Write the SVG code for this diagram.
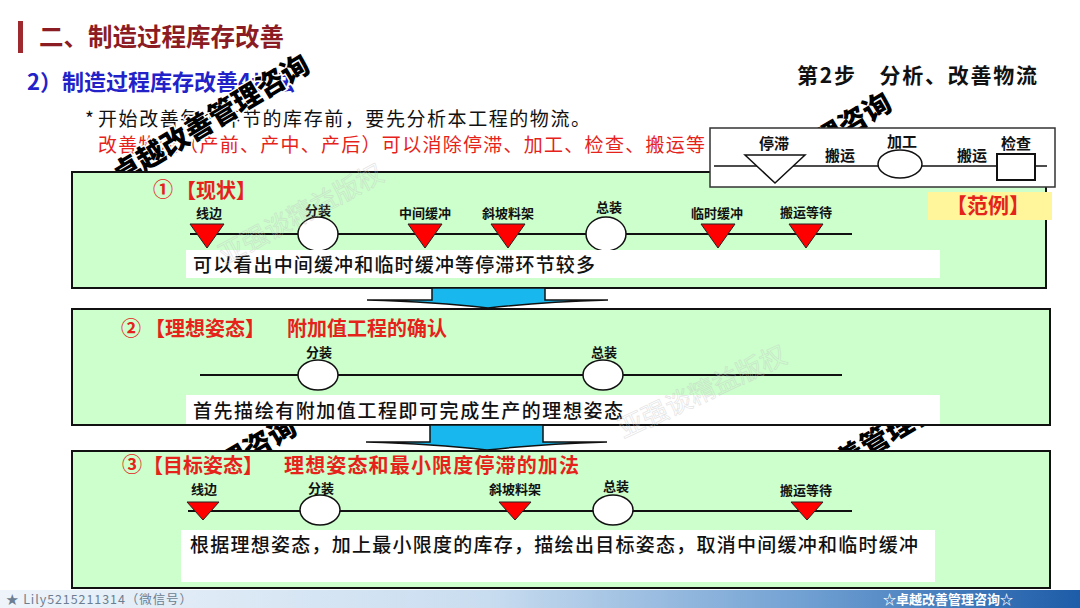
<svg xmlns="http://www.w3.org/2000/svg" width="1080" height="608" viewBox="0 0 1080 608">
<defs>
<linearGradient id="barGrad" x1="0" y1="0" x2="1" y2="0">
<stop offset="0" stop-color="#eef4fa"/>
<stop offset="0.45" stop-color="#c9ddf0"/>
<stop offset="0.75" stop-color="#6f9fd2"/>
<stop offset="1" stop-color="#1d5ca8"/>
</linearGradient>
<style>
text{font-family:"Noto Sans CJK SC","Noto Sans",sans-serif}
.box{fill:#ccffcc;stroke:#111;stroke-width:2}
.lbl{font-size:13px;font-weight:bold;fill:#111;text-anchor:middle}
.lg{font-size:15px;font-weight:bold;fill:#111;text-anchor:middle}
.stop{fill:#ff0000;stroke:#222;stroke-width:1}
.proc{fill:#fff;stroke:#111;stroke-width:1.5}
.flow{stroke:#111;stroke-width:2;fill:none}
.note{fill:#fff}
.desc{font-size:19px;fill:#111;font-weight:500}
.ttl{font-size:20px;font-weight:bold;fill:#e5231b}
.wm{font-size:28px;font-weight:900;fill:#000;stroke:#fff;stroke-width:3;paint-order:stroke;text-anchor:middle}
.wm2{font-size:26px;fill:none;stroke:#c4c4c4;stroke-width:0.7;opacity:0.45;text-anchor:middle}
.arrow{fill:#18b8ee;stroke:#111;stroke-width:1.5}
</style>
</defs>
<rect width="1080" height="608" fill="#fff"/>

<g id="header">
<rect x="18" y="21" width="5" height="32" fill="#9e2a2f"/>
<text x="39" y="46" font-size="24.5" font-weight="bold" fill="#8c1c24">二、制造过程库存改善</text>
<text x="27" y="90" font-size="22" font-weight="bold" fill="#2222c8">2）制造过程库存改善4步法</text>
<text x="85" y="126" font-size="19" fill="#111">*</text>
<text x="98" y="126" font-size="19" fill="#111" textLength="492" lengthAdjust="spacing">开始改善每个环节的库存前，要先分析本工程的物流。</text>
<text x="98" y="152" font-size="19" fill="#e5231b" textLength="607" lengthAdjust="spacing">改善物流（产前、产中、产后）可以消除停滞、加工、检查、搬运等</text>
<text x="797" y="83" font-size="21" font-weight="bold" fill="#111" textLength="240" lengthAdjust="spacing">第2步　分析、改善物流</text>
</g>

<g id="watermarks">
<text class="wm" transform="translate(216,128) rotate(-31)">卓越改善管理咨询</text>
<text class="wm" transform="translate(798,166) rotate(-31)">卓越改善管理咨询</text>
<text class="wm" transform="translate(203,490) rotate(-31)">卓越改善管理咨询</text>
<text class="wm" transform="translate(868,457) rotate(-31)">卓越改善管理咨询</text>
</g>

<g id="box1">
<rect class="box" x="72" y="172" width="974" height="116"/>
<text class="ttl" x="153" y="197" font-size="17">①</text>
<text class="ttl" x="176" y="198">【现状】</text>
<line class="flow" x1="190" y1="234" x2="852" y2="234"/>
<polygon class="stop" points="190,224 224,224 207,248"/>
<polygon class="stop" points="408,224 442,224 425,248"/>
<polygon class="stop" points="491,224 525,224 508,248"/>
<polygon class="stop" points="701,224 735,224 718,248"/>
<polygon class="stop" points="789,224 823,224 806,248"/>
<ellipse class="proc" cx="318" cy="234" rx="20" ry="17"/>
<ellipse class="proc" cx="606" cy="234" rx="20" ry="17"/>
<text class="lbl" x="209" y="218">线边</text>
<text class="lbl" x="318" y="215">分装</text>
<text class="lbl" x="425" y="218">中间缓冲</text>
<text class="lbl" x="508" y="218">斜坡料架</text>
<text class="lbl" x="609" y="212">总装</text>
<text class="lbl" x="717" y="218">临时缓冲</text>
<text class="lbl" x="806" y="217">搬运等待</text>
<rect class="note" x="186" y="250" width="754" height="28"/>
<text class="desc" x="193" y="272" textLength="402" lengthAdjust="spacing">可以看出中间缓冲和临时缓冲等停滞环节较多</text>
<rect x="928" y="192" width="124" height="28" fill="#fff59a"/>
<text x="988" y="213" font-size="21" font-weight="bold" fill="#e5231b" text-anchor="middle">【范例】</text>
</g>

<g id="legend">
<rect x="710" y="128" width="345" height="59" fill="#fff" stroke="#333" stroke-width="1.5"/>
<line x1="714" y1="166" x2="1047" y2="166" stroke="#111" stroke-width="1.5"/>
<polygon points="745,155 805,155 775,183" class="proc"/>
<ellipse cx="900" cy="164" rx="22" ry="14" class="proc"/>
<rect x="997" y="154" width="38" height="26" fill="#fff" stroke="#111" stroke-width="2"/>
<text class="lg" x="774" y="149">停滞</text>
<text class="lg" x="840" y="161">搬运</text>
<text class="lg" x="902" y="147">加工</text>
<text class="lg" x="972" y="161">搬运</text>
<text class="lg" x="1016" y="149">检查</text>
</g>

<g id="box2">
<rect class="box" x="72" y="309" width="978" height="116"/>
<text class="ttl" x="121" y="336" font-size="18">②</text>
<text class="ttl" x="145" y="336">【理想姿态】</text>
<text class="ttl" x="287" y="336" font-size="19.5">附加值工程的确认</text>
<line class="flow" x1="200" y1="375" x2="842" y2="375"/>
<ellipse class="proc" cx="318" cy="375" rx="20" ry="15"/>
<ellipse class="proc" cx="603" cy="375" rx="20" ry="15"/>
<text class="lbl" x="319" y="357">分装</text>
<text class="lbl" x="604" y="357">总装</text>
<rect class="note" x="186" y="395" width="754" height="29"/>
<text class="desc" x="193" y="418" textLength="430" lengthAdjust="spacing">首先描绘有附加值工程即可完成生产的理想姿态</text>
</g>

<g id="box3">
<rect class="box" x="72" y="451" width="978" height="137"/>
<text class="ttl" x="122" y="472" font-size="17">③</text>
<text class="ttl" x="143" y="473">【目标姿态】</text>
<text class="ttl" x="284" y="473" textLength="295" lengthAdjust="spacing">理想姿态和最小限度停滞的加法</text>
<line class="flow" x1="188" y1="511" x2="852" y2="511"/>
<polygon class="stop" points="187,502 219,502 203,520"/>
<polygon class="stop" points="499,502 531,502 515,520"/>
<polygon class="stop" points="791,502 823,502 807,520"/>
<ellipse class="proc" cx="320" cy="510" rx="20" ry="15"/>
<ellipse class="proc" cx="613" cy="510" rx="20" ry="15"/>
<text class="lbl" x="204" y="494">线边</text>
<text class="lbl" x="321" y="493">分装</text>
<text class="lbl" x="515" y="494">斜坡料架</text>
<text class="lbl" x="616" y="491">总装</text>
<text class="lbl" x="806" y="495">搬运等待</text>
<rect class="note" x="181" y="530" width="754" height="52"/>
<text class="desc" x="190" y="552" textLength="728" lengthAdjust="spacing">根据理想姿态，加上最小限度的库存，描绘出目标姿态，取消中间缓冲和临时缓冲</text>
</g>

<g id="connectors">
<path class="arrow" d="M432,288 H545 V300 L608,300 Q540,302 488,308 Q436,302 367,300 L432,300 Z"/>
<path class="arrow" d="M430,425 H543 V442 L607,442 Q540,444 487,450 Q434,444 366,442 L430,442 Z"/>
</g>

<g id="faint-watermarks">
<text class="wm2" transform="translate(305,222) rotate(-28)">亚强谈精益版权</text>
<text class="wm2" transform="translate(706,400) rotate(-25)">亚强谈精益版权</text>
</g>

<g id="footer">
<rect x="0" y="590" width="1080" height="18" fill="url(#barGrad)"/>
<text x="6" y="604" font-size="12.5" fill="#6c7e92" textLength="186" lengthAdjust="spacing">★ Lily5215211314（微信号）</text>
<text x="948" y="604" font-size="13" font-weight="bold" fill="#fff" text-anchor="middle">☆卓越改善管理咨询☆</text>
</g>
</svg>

★ ★ ★ ★

* [The exercise]
Repeat the listing in full and exactly. Do not include any images.

* [Solution to this task]
Write the SVG code for this diagram.
<svg xmlns="http://www.w3.org/2000/svg" width="1080" height="608" viewBox="0 0 1080 608">
<defs>
<linearGradient id="barGrad" x1="0" y1="0" x2="1" y2="0">
<stop offset="0" stop-color="#eef4fa"/>
<stop offset="0.45" stop-color="#c9ddf0"/>
<stop offset="0.75" stop-color="#6f9fd2"/>
<stop offset="1" stop-color="#1d5ca8"/>
</linearGradient>
<style>
text{font-family:"Noto Sans CJK SC","Noto Sans",sans-serif}
.box{fill:#ccffcc;stroke:#111;stroke-width:2}
.lbl{font-size:13px;font-weight:bold;fill:#111;text-anchor:middle}
.lg{font-size:15px;font-weight:bold;fill:#111;text-anchor:middle}
.stop{fill:#ff0000;stroke:#222;stroke-width:1}
.proc{fill:#fff;stroke:#111;stroke-width:1.5}
.flow{stroke:#111;stroke-width:2;fill:none}
.note{fill:#fff}
.desc{font-size:19px;fill:#111;font-weight:500}
.ttl{font-size:20px;font-weight:bold;fill:#e5231b}
.wm{font-size:28px;font-weight:900;fill:#000;stroke:#fff;stroke-width:3;paint-order:stroke;text-anchor:middle}
.wm2{font-size:26px;fill:none;stroke:#c4c4c4;stroke-width:0.7;opacity:0.45;text-anchor:middle}
.arrow{fill:#18b8ee;stroke:#111;stroke-width:1.5}
</style>
</defs>
<rect width="1080" height="608" fill="#fff"/>

<g id="header">
<rect x="18" y="21" width="5" height="32" fill="#9e2a2f"/>
<text x="39" y="46" font-size="24.5" font-weight="bold" fill="#8c1c24">二、制造过程库存改善</text>
<text x="27" y="90" font-size="22" font-weight="bold" fill="#2222c8">2）制造过程库存改善4步法</text>
<text x="85" y="126" font-size="19" fill="#111">*</text>
<text x="98" y="126" font-size="19" fill="#111" textLength="492" lengthAdjust="spacing">开始改善每个环节的库存前，要先分析本工程的物流。</text>
<text x="98" y="152" font-size="19" fill="#e5231b" textLength="607" lengthAdjust="spacing">改善物流（产前、产中、产后）可以消除停滞、加工、检查、搬运等</text>
<text x="797" y="83" font-size="21" font-weight="bold" fill="#111" textLength="240" lengthAdjust="spacing">第2步　分析、改善物流</text>
</g>

<g id="watermarks">
<text class="wm" transform="translate(216,128) rotate(-31)">卓越改善管理咨询</text>
<text class="wm" transform="translate(798,166) rotate(-31)">卓越改善管理咨询</text>
<text class="wm" transform="translate(203,490) rotate(-31)">卓越改善管理咨询</text>
<text class="wm" transform="translate(868,457) rotate(-31)">卓越改善管理咨询</text>
</g>

<g id="box1">
<rect class="box" x="72" y="172" width="974" height="116"/>
<text class="ttl" x="153" y="197" font-size="17">①</text>
<text class="ttl" x="176" y="198">【现状】</text>
<line class="flow" x1="190" y1="234" x2="852" y2="234"/>
<polygon class="stop" points="190,224 224,224 207,248"/>
<polygon class="stop" points="408,224 442,224 425,248"/>
<polygon class="stop" points="491,224 525,224 508,248"/>
<polygon class="stop" points="701,224 735,224 718,248"/>
<polygon class="stop" points="789,224 823,224 806,248"/>
<ellipse class="proc" cx="318" cy="234" rx="20" ry="17"/>
<ellipse class="proc" cx="606" cy="234" rx="20" ry="17"/>
<text class="lbl" x="209" y="218">线边</text>
<text class="lbl" x="318" y="215">分装</text>
<text class="lbl" x="425" y="218">中间缓冲</text>
<text class="lbl" x="508" y="218">斜坡料架</text>
<text class="lbl" x="609" y="212">总装</text>
<text class="lbl" x="717" y="218">临时缓冲</text>
<text class="lbl" x="806" y="217">搬运等待</text>
<rect class="note" x="186" y="250" width="754" height="28"/>
<text class="desc" x="193" y="272" textLength="402" lengthAdjust="spacing">可以看出中间缓冲和临时缓冲等停滞环节较多</text>
<rect x="928" y="192" width="124" height="28" fill="#fff59a"/>
<text x="988" y="213" font-size="21" font-weight="bold" fill="#e5231b" text-anchor="middle">【范例】</text>
</g>

<g id="legend">
<rect x="710" y="128" width="345" height="59" fill="#fff" stroke="#333" stroke-width="1.5"/>
<line x1="714" y1="166" x2="1047" y2="166" stroke="#111" stroke-width="1.5"/>
<polygon points="745,155 805,155 775,183" class="proc"/>
<ellipse cx="900" cy="164" rx="22" ry="14" class="proc"/>
<rect x="997" y="154" width="38" height="26" fill="#fff" stroke="#111" stroke-width="2"/>
<text class="lg" x="774" y="149">停滞</text>
<text class="lg" x="840" y="161">搬运</text>
<text class="lg" x="902" y="147">加工</text>
<text class="lg" x="972" y="161">搬运</text>
<text class="lg" x="1016" y="149">检查</text>
</g>

<g id="box2">
<rect class="box" x="72" y="309" width="978" height="116"/>
<text class="ttl" x="121" y="336" font-size="18">②</text>
<text class="ttl" x="145" y="336">【理想姿态】</text>
<text class="ttl" x="287" y="336" font-size="19.5">附加值工程的确认</text>
<line class="flow" x1="200" y1="375" x2="842" y2="375"/>
<ellipse class="proc" cx="318" cy="375" rx="20" ry="15"/>
<ellipse class="proc" cx="603" cy="375" rx="20" ry="15"/>
<text class="lbl" x="319" y="357">分装</text>
<text class="lbl" x="604" y="357">总装</text>
<rect class="note" x="186" y="395" width="754" height="29"/>
<text class="desc" x="193" y="418" textLength="430" lengthAdjust="spacing">首先描绘有附加值工程即可完成生产的理想姿态</text>
</g>

<g id="box3">
<rect class="box" x="72" y="451" width="978" height="137"/>
<text class="ttl" x="122" y="472" font-size="17">③</text>
<text class="ttl" x="143" y="473">【目标姿态】</text>
<text class="ttl" x="284" y="473" textLength="295" lengthAdjust="spacing">理想姿态和最小限度停滞的加法</text>
<line class="flow" x1="188" y1="511" x2="852" y2="511"/>
<polygon class="stop" points="187,502 219,502 203,520"/>
<polygon class="stop" points="499,502 531,502 515,520"/>
<polygon class="stop" points="791,502 823,502 807,520"/>
<ellipse class="proc" cx="320" cy="510" rx="20" ry="15"/>
<ellipse class="proc" cx="613" cy="510" rx="20" ry="15"/>
<text class="lbl" x="204" y="494">线边</text>
<text class="lbl" x="321" y="493">分装</text>
<text class="lbl" x="515" y="494">斜坡料架</text>
<text class="lbl" x="616" y="491">总装</text>
<text class="lbl" x="806" y="495">搬运等待</text>
<rect class="note" x="181" y="530" width="754" height="52"/>
<text class="desc" x="190" y="552" textLength="728" lengthAdjust="spacing">根据理想姿态，加上最小限度的库存，描绘出目标姿态，取消中间缓冲和临时缓冲</text>
</g>

<g id="connectors">
<path class="arrow" d="M432,288 H545 V300 L608,300 Q540,302 488,308 Q436,302 367,300 L432,300 Z"/>
<path class="arrow" d="M430,425 H543 V442 L607,442 Q540,444 487,450 Q434,444 366,442 L430,442 Z"/>
</g>

<g id="faint-watermarks">
<text class="wm2" transform="translate(305,222) rotate(-28)">亚强谈精益版权</text>
<text class="wm2" transform="translate(706,400) rotate(-25)">亚强谈精益版权</text>
</g>

<g id="footer">
<rect x="0" y="590" width="1080" height="18" fill="url(#barGrad)"/>
<text x="6" y="604" font-size="12.5" fill="#6c7e92" textLength="186" lengthAdjust="spacing">★ Lily5215211314（微信号）</text>
<text x="948" y="604" font-size="13" font-weight="bold" fill="#fff" text-anchor="middle">☆卓越改善管理咨询☆</text>
</g>
</svg>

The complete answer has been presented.